# Start of Dataset content
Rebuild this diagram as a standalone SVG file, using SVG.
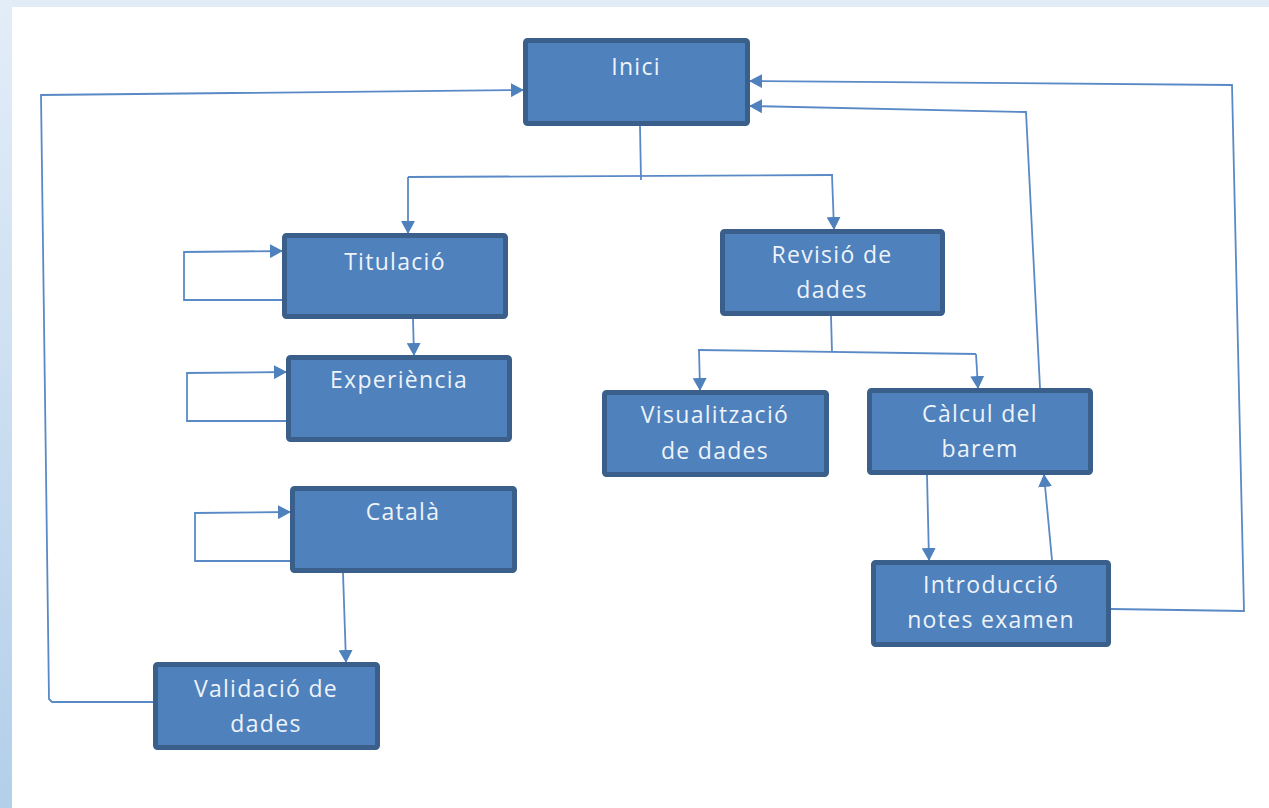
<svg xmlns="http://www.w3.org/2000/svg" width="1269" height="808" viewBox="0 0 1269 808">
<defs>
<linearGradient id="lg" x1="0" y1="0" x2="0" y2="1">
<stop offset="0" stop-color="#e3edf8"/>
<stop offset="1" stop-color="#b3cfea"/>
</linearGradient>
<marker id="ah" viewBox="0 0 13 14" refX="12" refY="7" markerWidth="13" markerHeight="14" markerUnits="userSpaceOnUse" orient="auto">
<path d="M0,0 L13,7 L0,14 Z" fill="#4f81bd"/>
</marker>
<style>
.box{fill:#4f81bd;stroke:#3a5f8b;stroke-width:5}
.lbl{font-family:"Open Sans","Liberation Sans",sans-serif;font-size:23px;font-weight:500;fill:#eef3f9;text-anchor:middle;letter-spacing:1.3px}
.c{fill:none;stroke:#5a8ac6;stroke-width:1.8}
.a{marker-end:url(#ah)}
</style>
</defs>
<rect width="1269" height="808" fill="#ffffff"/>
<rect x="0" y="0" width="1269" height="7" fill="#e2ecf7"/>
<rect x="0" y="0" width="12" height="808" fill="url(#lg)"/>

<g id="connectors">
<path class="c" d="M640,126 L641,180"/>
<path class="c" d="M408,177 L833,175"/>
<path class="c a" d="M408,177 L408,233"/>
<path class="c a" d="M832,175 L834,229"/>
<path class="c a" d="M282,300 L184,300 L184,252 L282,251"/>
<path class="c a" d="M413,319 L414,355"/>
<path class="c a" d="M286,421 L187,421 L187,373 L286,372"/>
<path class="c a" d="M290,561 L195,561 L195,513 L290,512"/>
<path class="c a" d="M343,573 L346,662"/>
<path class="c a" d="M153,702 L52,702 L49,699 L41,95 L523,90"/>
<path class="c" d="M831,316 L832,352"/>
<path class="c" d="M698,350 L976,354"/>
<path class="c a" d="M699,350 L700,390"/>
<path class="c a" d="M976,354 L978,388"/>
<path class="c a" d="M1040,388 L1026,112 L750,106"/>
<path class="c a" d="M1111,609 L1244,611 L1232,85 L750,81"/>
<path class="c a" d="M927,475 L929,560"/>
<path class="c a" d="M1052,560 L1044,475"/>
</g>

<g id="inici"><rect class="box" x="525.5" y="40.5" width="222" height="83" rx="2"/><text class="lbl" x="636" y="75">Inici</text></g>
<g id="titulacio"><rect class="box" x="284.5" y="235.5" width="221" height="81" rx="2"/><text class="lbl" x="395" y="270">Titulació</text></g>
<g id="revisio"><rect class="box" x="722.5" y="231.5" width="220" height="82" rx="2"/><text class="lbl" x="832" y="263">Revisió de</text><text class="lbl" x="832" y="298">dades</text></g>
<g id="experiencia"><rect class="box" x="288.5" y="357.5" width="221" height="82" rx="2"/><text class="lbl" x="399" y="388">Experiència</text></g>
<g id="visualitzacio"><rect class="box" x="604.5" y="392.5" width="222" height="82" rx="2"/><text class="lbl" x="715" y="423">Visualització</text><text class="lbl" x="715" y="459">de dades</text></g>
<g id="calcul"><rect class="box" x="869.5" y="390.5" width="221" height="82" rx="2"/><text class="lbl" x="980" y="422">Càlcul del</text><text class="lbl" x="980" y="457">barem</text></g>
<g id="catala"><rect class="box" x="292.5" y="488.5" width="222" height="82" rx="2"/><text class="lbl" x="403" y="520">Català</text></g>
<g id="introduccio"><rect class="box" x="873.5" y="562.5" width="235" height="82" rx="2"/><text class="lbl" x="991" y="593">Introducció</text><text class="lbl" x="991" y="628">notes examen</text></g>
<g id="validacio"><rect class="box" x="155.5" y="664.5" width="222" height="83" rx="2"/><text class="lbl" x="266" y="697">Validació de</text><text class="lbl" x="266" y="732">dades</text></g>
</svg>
# End of Dataset content
• Requirements: The listing above needs to be output again exactly. Don't include the pictures.

• The response:
Rebuild this diagram as a standalone SVG file, using SVG.
<svg xmlns="http://www.w3.org/2000/svg" width="1269" height="808" viewBox="0 0 1269 808">
<defs>
<linearGradient id="lg" x1="0" y1="0" x2="0" y2="1">
<stop offset="0" stop-color="#e3edf8"/>
<stop offset="1" stop-color="#b3cfea"/>
</linearGradient>
<marker id="ah" viewBox="0 0 13 14" refX="12" refY="7" markerWidth="13" markerHeight="14" markerUnits="userSpaceOnUse" orient="auto">
<path d="M0,0 L13,7 L0,14 Z" fill="#4f81bd"/>
</marker>
<style>
.box{fill:#4f81bd;stroke:#3a5f8b;stroke-width:5}
.lbl{font-family:"Open Sans","Liberation Sans",sans-serif;font-size:23px;font-weight:500;fill:#eef3f9;text-anchor:middle;letter-spacing:1.3px}
.c{fill:none;stroke:#5a8ac6;stroke-width:1.8}
.a{marker-end:url(#ah)}
</style>
</defs>
<rect width="1269" height="808" fill="#ffffff"/>
<rect x="0" y="0" width="1269" height="7" fill="#e2ecf7"/>
<rect x="0" y="0" width="12" height="808" fill="url(#lg)"/>

<g id="connectors">
<path class="c" d="M640,126 L641,180"/>
<path class="c" d="M408,177 L833,175"/>
<path class="c a" d="M408,177 L408,233"/>
<path class="c a" d="M832,175 L834,229"/>
<path class="c a" d="M282,300 L184,300 L184,252 L282,251"/>
<path class="c a" d="M413,319 L414,355"/>
<path class="c a" d="M286,421 L187,421 L187,373 L286,372"/>
<path class="c a" d="M290,561 L195,561 L195,513 L290,512"/>
<path class="c a" d="M343,573 L346,662"/>
<path class="c a" d="M153,702 L52,702 L49,699 L41,95 L523,90"/>
<path class="c" d="M831,316 L832,352"/>
<path class="c" d="M698,350 L976,354"/>
<path class="c a" d="M699,350 L700,390"/>
<path class="c a" d="M976,354 L978,388"/>
<path class="c a" d="M1040,388 L1026,112 L750,106"/>
<path class="c a" d="M1111,609 L1244,611 L1232,85 L750,81"/>
<path class="c a" d="M927,475 L929,560"/>
<path class="c a" d="M1052,560 L1044,475"/>
</g>

<g id="inici"><rect class="box" x="525.5" y="40.5" width="222" height="83" rx="2"/><text class="lbl" x="636" y="75">Inici</text></g>
<g id="titulacio"><rect class="box" x="284.5" y="235.5" width="221" height="81" rx="2"/><text class="lbl" x="395" y="270">Titulació</text></g>
<g id="revisio"><rect class="box" x="722.5" y="231.5" width="220" height="82" rx="2"/><text class="lbl" x="832" y="263">Revisió de</text><text class="lbl" x="832" y="298">dades</text></g>
<g id="experiencia"><rect class="box" x="288.5" y="357.5" width="221" height="82" rx="2"/><text class="lbl" x="399" y="388">Experiència</text></g>
<g id="visualitzacio"><rect class="box" x="604.5" y="392.5" width="222" height="82" rx="2"/><text class="lbl" x="715" y="423">Visualització</text><text class="lbl" x="715" y="459">de dades</text></g>
<g id="calcul"><rect class="box" x="869.5" y="390.5" width="221" height="82" rx="2"/><text class="lbl" x="980" y="422">Càlcul del</text><text class="lbl" x="980" y="457">barem</text></g>
<g id="catala"><rect class="box" x="292.5" y="488.5" width="222" height="82" rx="2"/><text class="lbl" x="403" y="520">Català</text></g>
<g id="introduccio"><rect class="box" x="873.5" y="562.5" width="235" height="82" rx="2"/><text class="lbl" x="991" y="593">Introducció</text><text class="lbl" x="991" y="628">notes examen</text></g>
<g id="validacio"><rect class="box" x="155.5" y="664.5" width="222" height="83" rx="2"/><text class="lbl" x="266" y="697">Validació de</text><text class="lbl" x="266" y="732">dades</text></g>
</svg>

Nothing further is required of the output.